### SUPPLIED DATA ###
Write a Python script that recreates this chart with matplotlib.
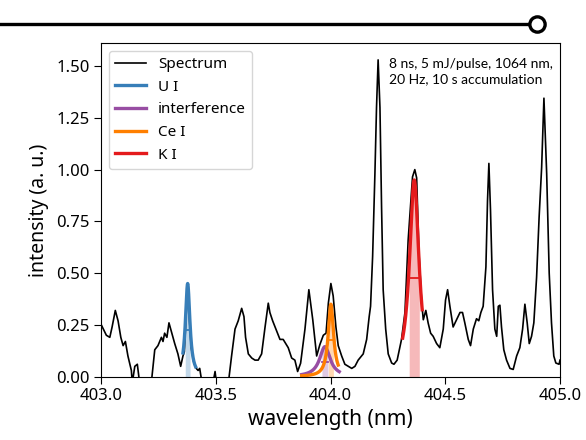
import numpy as np
import matplotlib.pyplot as plt
from matplotlib.lines import Line2D

# spectrum (nm, a.u.)
wl = [403.000, 403.022, 403.037, 403.047, 403.061, 403.073, 403.085, 403.095, 403.105, 403.116,
      403.131, 403.135, 403.146, 403.157, 403.167, 403.218, 403.233, 403.247, 403.262, 403.269,
      403.276, 403.286, 403.295, 403.305, 403.320, 403.334, 403.346, 403.356, 403.362, 403.370,
      403.376, 403.383, 403.392, 403.403, 403.414, 403.422, 403.429, 403.439, 403.487, 403.496,
      403.502, 403.554, 403.568, 403.583, 403.597, 403.612, 403.622, 403.629, 403.641, 403.656,
      403.670, 403.684, 403.699, 403.714, 403.728, 403.735, 403.747, 403.765, 403.779, 403.793,
      403.815, 403.830, 403.844, 403.856, 403.869, 403.888, 403.905, 403.922, 403.939, 403.953,
      403.968, 403.980, 403.990, 404.001, 404.011, 404.023, 404.033, 404.048, 404.062, 404.077,
      404.092, 404.106, 404.120, 404.142, 404.157, 404.168, 404.174, 404.183, 404.193, 404.200,
      404.207, 404.215, 404.222, 404.229, 404.240, 404.251, 404.266, 404.276, 404.290, 404.309,
      404.324, 404.338, 404.357, 404.367, 404.375, 404.385, 404.397, 404.404, 404.415, 404.425,
      404.436, 404.447, 404.462, 404.476, 404.491, 404.501, 404.510, 404.520, 404.534, 404.549,
      404.564, 404.575, 404.585, 404.600, 404.610, 404.622, 404.636, 404.646, 404.655, 404.665,
      404.677, 404.684, 404.690, 404.697, 404.706, 404.716, 404.724, 404.731, 404.738, 404.745,
      404.755, 404.767, 404.782, 404.796, 404.811, 404.825, 404.837, 404.847, 404.857, 404.866,
      404.876, 404.886, 404.898, 404.909, 404.920, 404.930, 404.942, 404.953, 404.963, 404.973,
      404.982, 404.996, 405.000]
inten = [0.25, 0.20, 0.19, 0.24, 0.32, 0.27, 0.19, 0.15, 0.17, 0.10,
         0.03, -0.03, 0.05, 0.06, -0.03, -0.03, 0.13, 0.15, 0.19, 0.17,
         0.21, 0.19, 0.26, 0.22, 0.16, 0.11, 0.05, 0.10, 0.12, 0.30,
         0.44, 0.30, 0.14, 0.07, 0.04, 0.03, 0.04, -0.03, -0.03, 0.025,
         -0.03, -0.03, 0.10, 0.23, 0.27, 0.33, 0.29, 0.19, 0.11, 0.09,
         0.08, 0.08, 0.11, 0.24, 0.355, 0.31, 0.27, 0.22, 0.18, 0.18,
         0.14, 0.09, 0.08, 0.025, 0.065, 0.23, 0.42, 0.275, 0.10, 0.155,
         0.20, 0.21, 0.355, 0.45, 0.39, 0.24, 0.15, 0.10, 0.06, 0.05,
         0.04, 0.05, 0.08, 0.11, 0.18, 0.29, 0.34, 0.58, 0.98, 1.30,
         1.53, 1.30, 0.82, 0.42, 0.23, 0.11, 0.066, 0.06, 0.08, 0.18,
         0.31, 0.66, 0.965, 1.00, 0.96, 0.60, 0.355, 0.275, 0.32, 0.26,
         0.21, 0.195, 0.16, 0.14, 0.23, 0.37, 0.42, 0.34, 0.24, 0.275,
         0.31, 0.31, 0.26, 0.18, 0.15, 0.23, 0.28, 0.27, 0.31, 0.34,
         0.53, 0.85, 1.03, 0.805, 0.42, 0.23, 0.195, 0.34, 0.345, 0.24,
         0.13, 0.08, 0.04, 0.035, 0.10, 0.14, 0.23, 0.35, 0.26, 0.16,
         0.195, 0.26, 0.48, 0.77, 1.01, 1.345, 0.98, 0.50, 0.26, 0.10,
         0.066, 0.06, 0.08]

# fitted lines
line_names = ['U I', 'interference', 'Ce I', 'K I']
line_colors = ['#377eb8', '#984ea3', '#ff7f00', '#e41a1c']
centers = [403.3765, 403.975, 404.001, 404.3645]
amps = [0.45, 0.145, 0.35, 0.95]
gammas = [0.012, 0.028, 0.014, 0.025]   # lorentz HWHM (nm)
fwhm = [0.021, 0.026, 0.022, 0.044]     # shaded band width
lo = [403.356, 403.8736, 403.8736, 404.3139]
hi = [403.4115, 404.0375, 404.033, 404.3993]

note = "8 ns, 5 mJ/pulse, 1064 nm,\n20 Hz, 10 s accumulation"


def lorentz(x, c, a, g):
    return a / (1 + ((x - c) / g) ** 2)


plt.rcParams['font.family'] = ['Noto Sans', 'DejaVu Sans']
fig = plt.figure(figsize=(5.86, 4.4), dpi=100)
ax = fig.add_axes([0.1729, 0.1439, 0.7827, 0.7577])

ax.plot(wl, inten, color='black', lw=1.2, label='Spectrum')
for i in range(len(line_names)):
    x = np.linspace(lo[i], hi[i], 200)
    y = lorentz(x, centers[i], amps[i], gammas[i])
    ax.plot(x, y, color=line_colors[i], lw=2.4, label=line_names[i])
    xb = np.linspace(centers[i] - fwhm[i] / 2, centers[i] + fwhm[i] / 2, 50)
    ax.fill_between(xb, 0, lorentz(xb, centers[i], amps[i], gammas[i]),
                    color=line_colors[i], alpha=0.3, lw=0)
    ax.plot([centers[i] - fwhm[i] / 2, centers[i] + fwhm[i] / 2],
            [amps[i] / 2, amps[i] / 2], color=line_colors[i], lw=1.3)

ax.set_xlim(403.0, 405.0)
ax.set_ylim(0, 1.61)
ax.set_xticks([403.0, 403.5, 404.0, 404.5, 405.0])
ax.set_yticks([0, 0.25, 0.5, 0.75, 1.0, 1.25, 1.5])
ax.set_xticklabels(['403.0', '403.5', '404.0', '404.5', '405.0'])
ax.set_yticklabels(['0.00', '0.25', '0.50', '0.75', '1.00', '1.25', '1.50'])
ax.tick_params(labelsize=12, length=5)
ax.set_xlabel('wavelength (nm)', fontsize=15, labelpad=3)
ax.set_ylabel('intensity (a. u.)', fontsize=14, labelpad=5)
ax.legend(loc='upper left', fontsize=11, framealpha=0.8)
ax.text(0.628, 0.955, note, transform=ax.transAxes, fontsize=10,
        family=['Lato', 'DejaVu Sans'], va='top', ha='left', linespacing=1.3)

# decoration at top
fig.add_artist(Line2D([0, 529 / 586], [1 - 24 / 440, 1 - 24 / 440], color='black', lw=2.4))
fig.add_artist(Line2D([537 / 586], [1 - 24 / 440], marker='o', markersize=11,
                      markerfacecolor='white', markeredgecolor='black', markeredgewidth=2.4))

fig.savefig('out.png', dpi=100)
###
Write the material out again exactly as it appears, dropping the pictures.

SOLUTION FOR THIS PROBLEM:
Write a Python script that recreates this chart with matplotlib.
import numpy as np
import matplotlib.pyplot as plt
from matplotlib.lines import Line2D

# spectrum (nm, a.u.)
wl = [403.000, 403.022, 403.037, 403.047, 403.061, 403.073, 403.085, 403.095, 403.105, 403.116,
      403.131, 403.135, 403.146, 403.157, 403.167, 403.218, 403.233, 403.247, 403.262, 403.269,
      403.276, 403.286, 403.295, 403.305, 403.320, 403.334, 403.346, 403.356, 403.362, 403.370,
      403.376, 403.383, 403.392, 403.403, 403.414, 403.422, 403.429, 403.439, 403.487, 403.496,
      403.502, 403.554, 403.568, 403.583, 403.597, 403.612, 403.622, 403.629, 403.641, 403.656,
      403.670, 403.684, 403.699, 403.714, 403.728, 403.735, 403.747, 403.765, 403.779, 403.793,
      403.815, 403.830, 403.844, 403.856, 403.869, 403.888, 403.905, 403.922, 403.939, 403.953,
      403.968, 403.980, 403.990, 404.001, 404.011, 404.023, 404.033, 404.048, 404.062, 404.077,
      404.092, 404.106, 404.120, 404.142, 404.157, 404.168, 404.174, 404.183, 404.193, 404.200,
      404.207, 404.215, 404.222, 404.229, 404.240, 404.251, 404.266, 404.276, 404.290, 404.309,
      404.324, 404.338, 404.357, 404.367, 404.375, 404.385, 404.397, 404.404, 404.415, 404.425,
      404.436, 404.447, 404.462, 404.476, 404.491, 404.501, 404.510, 404.520, 404.534, 404.549,
      404.564, 404.575, 404.585, 404.600, 404.610, 404.622, 404.636, 404.646, 404.655, 404.665,
      404.677, 404.684, 404.690, 404.697, 404.706, 404.716, 404.724, 404.731, 404.738, 404.745,
      404.755, 404.767, 404.782, 404.796, 404.811, 404.825, 404.837, 404.847, 404.857, 404.866,
      404.876, 404.886, 404.898, 404.909, 404.920, 404.930, 404.942, 404.953, 404.963, 404.973,
      404.982, 404.996, 405.000]
inten = [0.25, 0.20, 0.19, 0.24, 0.32, 0.27, 0.19, 0.15, 0.17, 0.10,
         0.03, -0.03, 0.05, 0.06, -0.03, -0.03, 0.13, 0.15, 0.19, 0.17,
         0.21, 0.19, 0.26, 0.22, 0.16, 0.11, 0.05, 0.10, 0.12, 0.30,
         0.44, 0.30, 0.14, 0.07, 0.04, 0.03, 0.04, -0.03, -0.03, 0.025,
         -0.03, -0.03, 0.10, 0.23, 0.27, 0.33, 0.29, 0.19, 0.11, 0.09,
         0.08, 0.08, 0.11, 0.24, 0.355, 0.31, 0.27, 0.22, 0.18, 0.18,
         0.14, 0.09, 0.08, 0.025, 0.065, 0.23, 0.42, 0.275, 0.10, 0.155,
         0.20, 0.21, 0.355, 0.45, 0.39, 0.24, 0.15, 0.10, 0.06, 0.05,
         0.04, 0.05, 0.08, 0.11, 0.18, 0.29, 0.34, 0.58, 0.98, 1.30,
         1.53, 1.30, 0.82, 0.42, 0.23, 0.11, 0.066, 0.06, 0.08, 0.18,
         0.31, 0.66, 0.965, 1.00, 0.96, 0.60, 0.355, 0.275, 0.32, 0.26,
         0.21, 0.195, 0.16, 0.14, 0.23, 0.37, 0.42, 0.34, 0.24, 0.275,
         0.31, 0.31, 0.26, 0.18, 0.15, 0.23, 0.28, 0.27, 0.31, 0.34,
         0.53, 0.85, 1.03, 0.805, 0.42, 0.23, 0.195, 0.34, 0.345, 0.24,
         0.13, 0.08, 0.04, 0.035, 0.10, 0.14, 0.23, 0.35, 0.26, 0.16,
         0.195, 0.26, 0.48, 0.77, 1.01, 1.345, 0.98, 0.50, 0.26, 0.10,
         0.066, 0.06, 0.08]

# fitted lines
line_names = ['U I', 'interference', 'Ce I', 'K I']
line_colors = ['#377eb8', '#984ea3', '#ff7f00', '#e41a1c']
centers = [403.3765, 403.975, 404.001, 404.3645]
amps = [0.45, 0.145, 0.35, 0.95]
gammas = [0.012, 0.028, 0.014, 0.025]   # lorentz HWHM (nm)
fwhm = [0.021, 0.026, 0.022, 0.044]     # shaded band width
lo = [403.356, 403.8736, 403.8736, 404.3139]
hi = [403.4115, 404.0375, 404.033, 404.3993]

note = "8 ns, 5 mJ/pulse, 1064 nm,\n20 Hz, 10 s accumulation"


def lorentz(x, c, a, g):
    return a / (1 + ((x - c) / g) ** 2)


plt.rcParams['font.family'] = ['Noto Sans', 'DejaVu Sans']
fig = plt.figure(figsize=(5.86, 4.4), dpi=100)
ax = fig.add_axes([0.1729, 0.1439, 0.7827, 0.7577])

ax.plot(wl, inten, color='black', lw=1.2, label='Spectrum')
for i in range(len(line_names)):
    x = np.linspace(lo[i], hi[i], 200)
    y = lorentz(x, centers[i], amps[i], gammas[i])
    ax.plot(x, y, color=line_colors[i], lw=2.4, label=line_names[i])
    xb = np.linspace(centers[i] - fwhm[i] / 2, centers[i] + fwhm[i] / 2, 50)
    ax.fill_between(xb, 0, lorentz(xb, centers[i], amps[i], gammas[i]),
                    color=line_colors[i], alpha=0.3, lw=0)
    ax.plot([centers[i] - fwhm[i] / 2, centers[i] + fwhm[i] / 2],
            [amps[i] / 2, amps[i] / 2], color=line_colors[i], lw=1.3)

ax.set_xlim(403.0, 405.0)
ax.set_ylim(0, 1.61)
ax.set_xticks([403.0, 403.5, 404.0, 404.5, 405.0])
ax.set_yticks([0, 0.25, 0.5, 0.75, 1.0, 1.25, 1.5])
ax.set_xticklabels(['403.0', '403.5', '404.0', '404.5', '405.0'])
ax.set_yticklabels(['0.00', '0.25', '0.50', '0.75', '1.00', '1.25', '1.50'])
ax.tick_params(labelsize=12, length=5)
ax.set_xlabel('wavelength (nm)', fontsize=15, labelpad=3)
ax.set_ylabel('intensity (a. u.)', fontsize=14, labelpad=5)
ax.legend(loc='upper left', fontsize=11, framealpha=0.8)
ax.text(0.628, 0.955, note, transform=ax.transAxes, fontsize=10,
        family=['Lato', 'DejaVu Sans'], va='top', ha='left', linespacing=1.3)

# decoration at top
fig.add_artist(Line2D([0, 529 / 586], [1 - 24 / 440, 1 - 24 / 440], color='black', lw=2.4))
fig.add_artist(Line2D([537 / 586], [1 - 24 / 440], marker='o', markersize=11,
                      markerfacecolor='white', markeredgecolor='black', markeredgewidth=2.4))

fig.savefig('out.png', dpi=100)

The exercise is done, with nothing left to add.